Modern forestry techniques, they say, can accommodate harvesting, thinning of fuel loads and tree-planting without destroying wildlife habitat.
As for scientific studies suggesting that endangered owls would abandon their nests, Jim Junette, a district ranger in the Stanislaus, assured, “They’ve adapted to disturbance.”
Beyond that, he said, salvage logging, brush removal and reforestation projects are needed to manage fuel loads in a region scarred by 20 large blazes since 1944.
The Forest Service’s budget has shrunk by about $1.5 billion over the last two years. At the same time, commercial activity on public lands has increased.
Most of the money from timber sold by the Forest Service goes to the U.S. Treasury. A portion is set aside to cover administrative costs and to help pay for civic amenities such as roads and schools in counties with overlapping jurisdictions, officials said.

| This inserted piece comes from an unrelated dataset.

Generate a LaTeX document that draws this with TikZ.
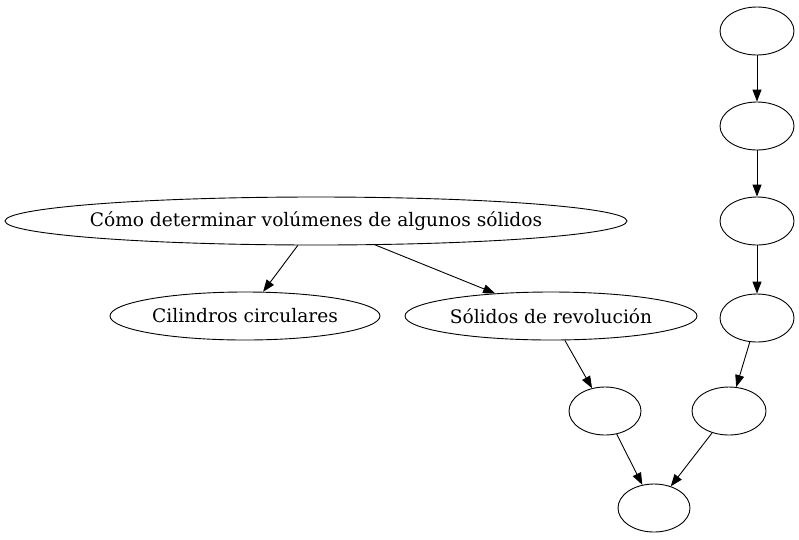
\documentclass[tikz,border=0pt]{standalone}
\usepackage{fontspec}
\setmainfont{DejaVu Serif}
\usetikzlibrary{shapes.geometric,arrows.meta}
\begin{document}
\begin{tikzpicture}[x=1pt,y=-1pt,line width=0.9pt,
  ell/.style={draw,ellipse,inner sep=0pt,minimum height=48pt},
  lbl/.style={font=\fontsize{18.6}{22}\selectfont,inner sep=0pt},
  edge/.style={draw,-{Triangle[length=12pt,width=9pt]}}]
\useasboundingbox (0,0) rectangle (799,539);
\node[ell,minimum width=74pt] (e1) at (757,31) {};
\node[ell,minimum width=74pt] (e2) at (757,126) {};
\node[ell,minimum width=74pt] (e3) at (757,221) {};
\node[ell,minimum width=74pt] (e4) at (757,318) {};
\node[ell,minimum width=622pt,label={[lbl]center:Cómo determinar volúmenes de algunos sólidos}] (big) at (316,221) {};
\node[ell,minimum width=270pt,label={[lbl]center:Cilindros circulares}] (cil) at (245,316) {};
\node[ell,minimum width=292pt,label={[lbl]center:Sólidos de revolución}] (sol) at (551,316) {};
\node[ell,minimum width=72pt] (e5) at (605,411) {};
\node[ell,minimum width=74pt] (e6) at (729,411) {};
\node[ell,minimum width=72pt] (e7) at (654,508) {};
\path[edge] (e1) -- (e2);
\path[edge] (e2) -- (e3);
\path[edge] (e3) -- (e4);
\path[edge] (e4) -- (e6);
\path[edge] (big) -- (cil);
\path[edge] (big) -- (sol);
\path[edge] (sol) -- (e5);
\path[edge] (e5) -- (e7);
\path[edge] (e6) -- (e7);
\end{tikzpicture}
\end{document}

Some proceeds of salvaged timber sales fund federal reforestation, such as those that followed the Stanislaus Complex fire in 1987. Millions of pine trees planted after that blaze were consumed by the Rim fire.
Under previous administrations, timber targets were assigned to individual national forests. The Trump administration has set timber goals for zones comprised of neighboring national forests.
That shift has made it difficult to compare the timber output of a single forest over time. But Jason Kuiken, supervisor of the Stanislaus National Forest, acknowledges his team is “under pressure to get more wood out.”